I just don't quite get it. I'm an introvert at heart, and books were always the one kind of pure fun and craziness that was so quiet and private before, so it was the one realm that made perfect sense for an experience lover who'd rather sit in bed on Friday night than go to an insane party. Now that books are so much more social, I feel a little lost.

I've been curled up for months reading and writing, and it makes my introverted heart soar. It's nerd paradise. But I'm releasing a book again, and of course I'm going to talk about it and be genuinely happy when other people reach out and share and shout and are genuinely wonderful, because it's fucking nice.

Period.


But even at my own parties I've always been the wallflower, and I'm still trying to figure out how to mingle without being shallow. I'm not sure I'll ever figure it out, and I think that's alright.

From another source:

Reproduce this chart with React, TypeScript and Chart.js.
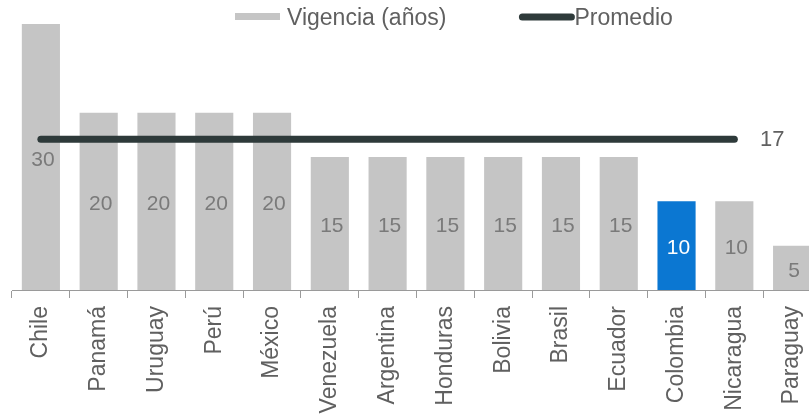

12 Fresh and Fun Party Decor Tips From Brad Goreski's Book Release Party
So this guy wrote a book and this is how he celebrated it. But he's a man who knows all about fashion and sociability and networking and parties...I, on the other hand, when asked by my mother what the theme for my kid's b-day was, answered, "Um. Happy birthday?"



Because, outside the noise and fun and chatter, what books are really about--truly--are those moments when you connect to this new world, to this cast of characters, to this emotive network that makes you feel tremendous and small and malleable and forever in time, and that moment has to be private.

It has to be, immediately, you and those words only.

Sure, you can blog and tweet and share after, but you can only live that moment one-on-one, you and the book.

A group of people reading : Stock Photo
Now there's my kind of party!
Shhhhh!!

So there you go. I've come to the end of my own puzzle and realized that I'm still right where I need to be. Things have changed, but they haven't. Book-lovers are all lost in that internal place we can all acknowledge but never mention while we're there, but we can still be there together. Just be with and in and of the story.

And I guess, really, that's the only place anyone who loves books ever wants to be at after all.